There is an absolute necessity of triple vision. I think I can prove that in 200 words or less. If you are not tempted by hopeful belief, what kind of person are you? One who has easily capitulated to doubt? One who values your life, and the life of departed lost ones so little, that you would not care to see them, even if there is that slim chance?

Yet if you are not agnostic, and skeptical of this possibility in some measure, there are two dangers. One, that you assert your view is infallible and without question. Two, that in doing so you act as an oppressive steamroller that flattens all other views. So, a measure of agnosticism is necessary and wise.

Then, what man or woman alive cannot admit doubtful atheism? If there are not times when the world seems godless, orphaned, and lonely, I wonder how fully your senses have absorbed the reality about you? Are you too insulated by a smug theism?

I care not for views smug – either atheist or believing. A hopeful, but cautions religious belief, rooted in a universalistic and realistic Christian vantage point is the one I am best able to champion.


The Meaning of Religion 11/27/21

We all think we know what religion is, but more important to me is what religion means. I make my living largely describing what religion is, the basic facts of Buddhism, Hinduism, Judaism, Christianity, and Islam, for example. More important to me, however, is what my students end up thinking and understanding about religion. Yes, I can describe the life of Christ or the Buddha, but if that makes no moral or personal impact on you, then I have failed as a teacher.
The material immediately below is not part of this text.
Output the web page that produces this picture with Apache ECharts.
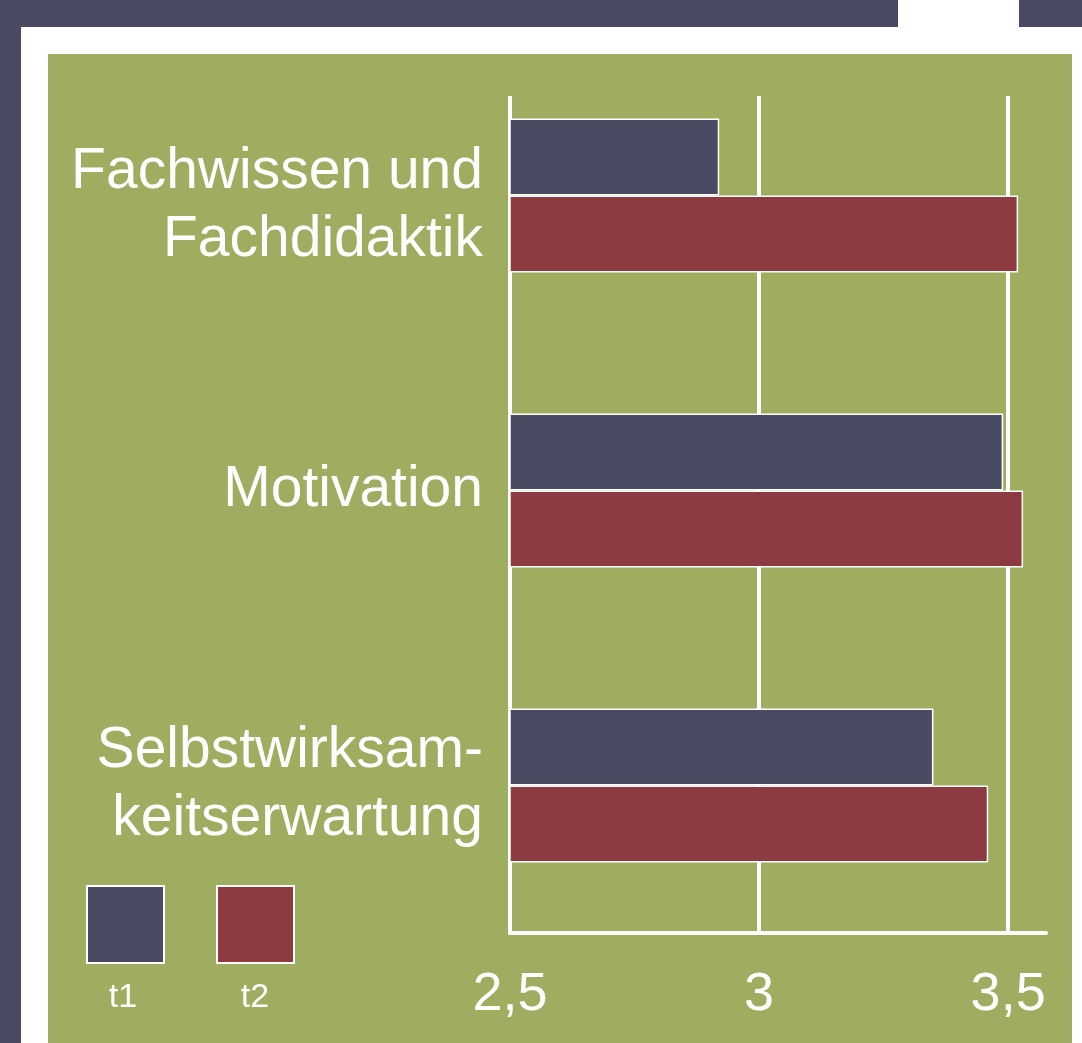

What religion means is not a constant, it is a variable. If we pretend that all Muslims, Christians, Jews or Hindus think a certain thing or believe in a certain way we have imbibed a crassly wrong idea, a gullible image. What religion is, in large part, is what we choose to make of it. Yes, it forms and sculpt us, without a doubt, but we are all capable of sculpting our views, making them more realistic and compelling. We are not obliged to be sleep-walking zombies waltzing to a tune unchanged for a thousand years. We are obliged to be flesh-and-blood humans, beating with a pulse and tune that is meaningful.